Supreme Court of New York, Second Department

May 22, 2013

The People of the State of New York, respondent,
v.
Terry Youmans, appellant. (Ind. No. 1897/09)

Steven A. Feldman, Uniondale, N.Y., for appellant.

Kathleen M. Rice, District Attorney, Mineola, N.Y. (Douglas Noll and Andrea M. DiGregorio of counsel), for respondent.

WILLIAM F. MASTRO, J.P., JOHN M. LEVENTHAL, SANDRA L. SGROI, ROBERT J. MILLER, JJ.

DECISION & ORDER

Appeal by the defendant from a judgment of the Supreme Court, Nassau County (Gulotta, Jr., J.), rendered January 19, 2011, convicting him of criminal sale of a controlled substance in the third degree and criminal possession of a controlled substance in the seventh degree, upon his plea of guilty, and imposing sentence.
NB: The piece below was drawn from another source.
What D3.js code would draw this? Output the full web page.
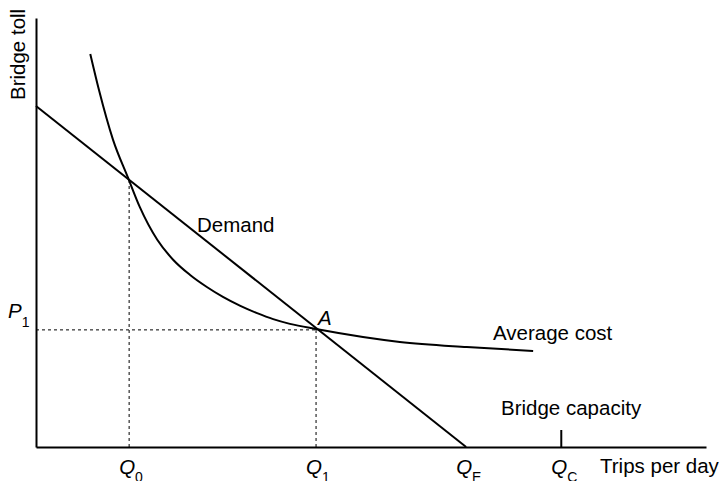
<!DOCTYPE html>
<html>
<head>
<meta charset="utf-8">
<script src="https://cdn.jsdelivr.net/npm/d3@7"></script>
<style>
  body { margin: 0; background: #fff; }
  text { font-family: "Liberation Sans", Arial, sans-serif; font-size: 20.5px; fill: #000; }
  .curve { fill: none; stroke: #000; stroke-width: 2; }
  .guide { fill: none; stroke: #000; stroke-width: 1; stroke-dasharray: 3,3; }
  .axis path { stroke: #000; stroke-width: 2; }
</style>
</head>
<body>
<div id="chart"></div>
<script>
// demand line: toll at zero trips, and the trips where toll hits zero (Q_E)
var demandPts = [[0, 79.5], [64.2, 0]];

// average cost curve (trips, toll)
var avgCostQ = [8.1, 9.4, 11.5, 13.7, 15.5, 18.1, 20.5, 23.0, 25.5, 27.9, 30.5, 33.0, 35.4, 37.9, 41.8, 54.3, 64.3, 74.2];
var avgCostP = [91.6, 83.2, 71.6, 62.9, 55.9, 48.3, 43.6, 40.1, 37.3, 35.0, 32.9, 31.2, 29.8, 28.7, 27.5, 24.5, 23.3, 22.4];

// marked quantities on the trips axis
var qNames = ["0", "1", "E", "C"];
var qValues = [13.9, 41.8, 64.2, 78.4];
var p1 = 27.3;
var capacity = 78.4;

var width = 721, height = 481;

var svg = d3.select("#chart").append("svg")
    .attr("width", width)
    .attr("height", height);

var x = d3.scaleLinear().domain([0, 100]).range([36, 706]);
var y = d3.scaleLinear().domain([0, 100]).range([447, 18]);

var demand = function (q) {
    return demandPts[0][1] + (demandPts[1][1] - demandPts[0][1]) * (q - demandPts[0][0]) / (demandPts[1][0] - demandPts[0][0]);
};

// dashed guides to Q0 (on demand) and to point A
svg.append("line").attr("class", "guide")
    .attr("x1", x(qValues[0])).attr("x2", x(qValues[0]))
    .attr("y1", y(0)).attr("y2", y(demand(qValues[0])));
svg.append("line").attr("class", "guide")
    .attr("x1", x(qValues[1])).attr("x2", x(qValues[1]))
    .attr("y1", y(0)).attr("y2", y(p1));
svg.append("line").attr("class", "guide")
    .attr("x1", x(0)).attr("x2", x(qValues[1]))
    .attr("y1", y(p1)).attr("y2", y(p1));

// axes with no ticks, just the lines
svg.append("g").attr("class", "axis")
    .attr("transform", "translate(0," + y(0) + ")")
    .call(d3.axisBottom(x).tickValues([]).tickSizeOuter(0));
svg.append("g").attr("class", "axis")
    .attr("transform", "translate(" + x(0) + ",0)")
    .call(d3.axisLeft(y).tickValues([]).tickSizeOuter(0));

var line = d3.line().x(function (d) { return x(d[0]); }).y(function (d) { return y(d[1]); });

svg.append("path").attr("class", "curve")
    .attr("d", line(demandPts));

svg.append("path").attr("class", "curve")
    .attr("d", line.curve(d3.curveMonotoneX)(d3.zip(avgCostQ, avgCostP)));

// bridge capacity mark
svg.append("line")
    .attr("x1", x(capacity)).attr("x2", x(capacity))
    .attr("y1", y(0) - 17).attr("y2", y(0))
    .attr("stroke", "#000").attr("stroke-width", 2);

// labels
svg.append("text")
    .attr("transform", "translate(25,100) rotate(-90)")
    .text("Bridge toll");

svg.append("text").attr("x", 600).attr("y", 473).text("Trips per day");
svg.append("text").attr("x", 197).attr("y", 232).text("Demand");
svg.append("text").attr("x", 493).attr("y", 340).text("Average cost");
svg.append("text").attr("x", 501).attr("y", 415).text("Bridge capacity");

svg.append("text").attr("x", x(qValues[1]) + 2).attr("y", 325)
    .style("font-style", "italic").text("A");

var p = svg.append("text").attr("x", 8).attr("y", 318);
p.append("tspan").style("font-style", "italic").text("P");
p.append("tspan").attr("dy", 9).style("font-size", "14px").text("1");

svg.selectAll(".qlab")
    .data(qNames)
    .enter().append("text")
    .attr("class", "qlab")
    .attr("x", function (d, i) { return x(qValues[i]) - 10; })
    .attr("y", 474)
    .each(function (d) {
        var t = d3.select(this);
        t.append("tspan").style("font-style", "italic").text("Q");
        t.append("tspan").attr("dy", 8).style("font-size", "14px").text(d);
    });
</script>
</body>
</html>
ORDERED that the judgment is affirmed.

The defendant knowingly, voluntarily, and intelligently waived his right to appeal (see People v Lopez, 6 N.Y.3d 248). Although the defendant's waiver of the right to appeal is valid, it does not preclude appellate review of his claim that he was denied his right to due process because the sentencing court did not conduct a hearing to determine if he violated a condition of the plea agreement (see People v Arrington, 94 A.D.3d 903; People v Butler, 49 A.D.3d 894, 895; People v Kitchens, 46 A.D.3d 577, 578).

Sentencing is a critical stage of the criminal proceeding and must satisfy the requirements of due process (see People v Fiammegta, 14 N.Y.3d 90, 96; People v Outley, 80 N.Y.2d 702, 712). In order to comply with due process, the sentencing court must assure itself that the information upon which it bases the sentence is reliable and accurate (see People v Outley, 80 N.Y.2d at 712). Contrary to the defendant's contention, the sentencing court conducted an inquiry sufficient to determine whether he violated a condition of the plea agreement by failing to comply with a drug abuse treatment program (see People v Arrington, 94 A.D.3d at 903; cf. People v Fiammegta, 14 N.Y.3d at 98).

The defendant's remaining contentions are without merit.

MASTRO, J.P., LEVENTHAL, SGROI and MILLER, JJ., concur.